◆ Stated goal: Work out how many lines of the listing hold the string "this". Answer with that number alone.

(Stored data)

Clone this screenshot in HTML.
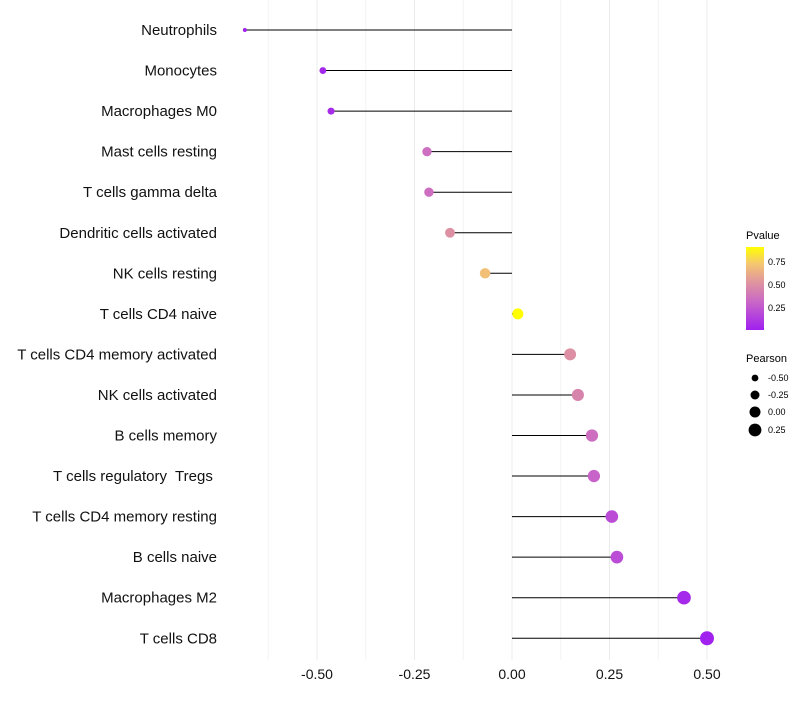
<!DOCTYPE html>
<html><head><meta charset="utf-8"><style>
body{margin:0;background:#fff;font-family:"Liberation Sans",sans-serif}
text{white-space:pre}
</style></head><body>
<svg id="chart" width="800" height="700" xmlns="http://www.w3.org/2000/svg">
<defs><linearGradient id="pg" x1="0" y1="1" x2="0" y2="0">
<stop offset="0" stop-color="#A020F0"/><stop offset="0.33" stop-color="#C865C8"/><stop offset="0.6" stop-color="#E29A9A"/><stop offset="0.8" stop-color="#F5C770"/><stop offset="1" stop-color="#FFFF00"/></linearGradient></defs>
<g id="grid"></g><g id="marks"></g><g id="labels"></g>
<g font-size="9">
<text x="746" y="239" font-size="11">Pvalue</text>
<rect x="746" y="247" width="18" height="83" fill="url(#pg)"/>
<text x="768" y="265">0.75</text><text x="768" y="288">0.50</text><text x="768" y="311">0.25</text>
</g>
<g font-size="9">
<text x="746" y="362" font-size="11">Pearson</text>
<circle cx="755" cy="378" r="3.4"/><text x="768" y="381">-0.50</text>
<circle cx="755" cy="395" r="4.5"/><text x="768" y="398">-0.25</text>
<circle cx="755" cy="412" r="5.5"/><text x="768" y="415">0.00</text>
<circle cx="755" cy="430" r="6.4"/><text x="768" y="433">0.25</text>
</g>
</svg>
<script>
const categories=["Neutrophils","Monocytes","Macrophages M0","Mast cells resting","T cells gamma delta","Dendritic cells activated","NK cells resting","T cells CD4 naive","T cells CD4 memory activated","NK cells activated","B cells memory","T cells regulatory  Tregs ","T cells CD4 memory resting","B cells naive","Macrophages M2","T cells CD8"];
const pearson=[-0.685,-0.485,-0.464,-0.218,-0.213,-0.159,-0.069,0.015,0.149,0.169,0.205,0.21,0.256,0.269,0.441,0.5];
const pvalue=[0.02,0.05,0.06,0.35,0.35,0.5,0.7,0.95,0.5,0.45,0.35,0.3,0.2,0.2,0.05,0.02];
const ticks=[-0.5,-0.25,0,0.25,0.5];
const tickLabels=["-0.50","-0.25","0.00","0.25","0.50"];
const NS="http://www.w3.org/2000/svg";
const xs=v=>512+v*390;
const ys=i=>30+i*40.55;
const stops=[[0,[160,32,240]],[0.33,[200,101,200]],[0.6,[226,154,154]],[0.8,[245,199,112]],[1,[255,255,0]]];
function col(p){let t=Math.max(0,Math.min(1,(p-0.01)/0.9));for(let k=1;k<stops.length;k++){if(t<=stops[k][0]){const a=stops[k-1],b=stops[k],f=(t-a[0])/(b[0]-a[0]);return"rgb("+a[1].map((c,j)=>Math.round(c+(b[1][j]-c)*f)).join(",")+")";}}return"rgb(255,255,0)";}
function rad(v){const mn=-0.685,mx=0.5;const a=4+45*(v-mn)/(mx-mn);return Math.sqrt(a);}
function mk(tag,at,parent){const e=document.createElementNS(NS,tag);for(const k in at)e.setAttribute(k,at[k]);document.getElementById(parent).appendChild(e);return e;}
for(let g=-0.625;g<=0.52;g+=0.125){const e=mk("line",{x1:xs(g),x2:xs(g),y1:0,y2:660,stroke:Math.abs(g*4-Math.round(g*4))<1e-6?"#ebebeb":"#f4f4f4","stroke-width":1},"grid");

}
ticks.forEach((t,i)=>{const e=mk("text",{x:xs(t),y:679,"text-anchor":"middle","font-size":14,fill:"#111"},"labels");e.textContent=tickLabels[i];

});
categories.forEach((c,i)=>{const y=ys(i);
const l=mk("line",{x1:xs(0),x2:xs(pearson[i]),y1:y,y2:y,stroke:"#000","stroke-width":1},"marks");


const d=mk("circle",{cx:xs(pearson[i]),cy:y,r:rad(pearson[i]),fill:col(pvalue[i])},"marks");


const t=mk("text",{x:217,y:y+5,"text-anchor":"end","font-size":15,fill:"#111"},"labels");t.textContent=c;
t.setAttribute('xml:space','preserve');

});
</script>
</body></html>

--

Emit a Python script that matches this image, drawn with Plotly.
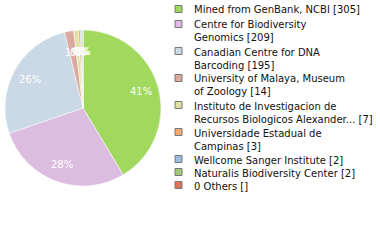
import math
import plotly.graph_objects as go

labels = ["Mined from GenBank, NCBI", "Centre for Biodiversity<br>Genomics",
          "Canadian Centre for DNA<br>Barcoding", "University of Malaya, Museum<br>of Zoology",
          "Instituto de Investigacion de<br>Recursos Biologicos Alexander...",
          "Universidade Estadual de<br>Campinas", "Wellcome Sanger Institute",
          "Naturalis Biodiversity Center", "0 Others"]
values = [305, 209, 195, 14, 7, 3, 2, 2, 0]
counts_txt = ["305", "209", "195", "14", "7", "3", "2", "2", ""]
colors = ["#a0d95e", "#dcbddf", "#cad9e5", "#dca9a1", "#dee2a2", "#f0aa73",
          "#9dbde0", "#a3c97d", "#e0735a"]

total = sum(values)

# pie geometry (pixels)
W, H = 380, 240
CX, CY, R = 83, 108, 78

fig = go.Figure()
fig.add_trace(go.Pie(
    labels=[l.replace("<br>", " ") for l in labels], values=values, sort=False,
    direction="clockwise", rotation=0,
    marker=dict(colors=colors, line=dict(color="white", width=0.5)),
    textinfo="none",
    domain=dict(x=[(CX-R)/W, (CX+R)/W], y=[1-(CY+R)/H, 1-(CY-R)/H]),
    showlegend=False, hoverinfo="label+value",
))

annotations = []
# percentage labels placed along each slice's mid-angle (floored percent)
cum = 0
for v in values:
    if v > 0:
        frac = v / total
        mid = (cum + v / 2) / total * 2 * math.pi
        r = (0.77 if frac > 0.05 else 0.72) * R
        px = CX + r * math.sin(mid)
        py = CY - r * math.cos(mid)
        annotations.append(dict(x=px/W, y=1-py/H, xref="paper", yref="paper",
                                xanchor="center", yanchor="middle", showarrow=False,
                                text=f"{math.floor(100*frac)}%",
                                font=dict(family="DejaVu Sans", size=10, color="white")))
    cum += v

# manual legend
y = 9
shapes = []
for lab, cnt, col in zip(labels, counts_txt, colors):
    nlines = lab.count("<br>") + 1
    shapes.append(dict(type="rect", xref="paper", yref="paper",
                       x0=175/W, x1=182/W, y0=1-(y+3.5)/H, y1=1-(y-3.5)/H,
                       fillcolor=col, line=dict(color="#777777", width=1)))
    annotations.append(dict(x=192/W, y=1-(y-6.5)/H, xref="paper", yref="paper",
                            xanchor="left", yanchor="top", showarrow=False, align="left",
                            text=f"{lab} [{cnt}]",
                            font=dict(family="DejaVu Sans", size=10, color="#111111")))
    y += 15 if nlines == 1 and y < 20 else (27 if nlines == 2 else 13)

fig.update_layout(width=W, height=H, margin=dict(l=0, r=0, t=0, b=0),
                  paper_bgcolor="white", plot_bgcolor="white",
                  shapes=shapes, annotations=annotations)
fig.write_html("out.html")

◆ Answer to the exercise: 2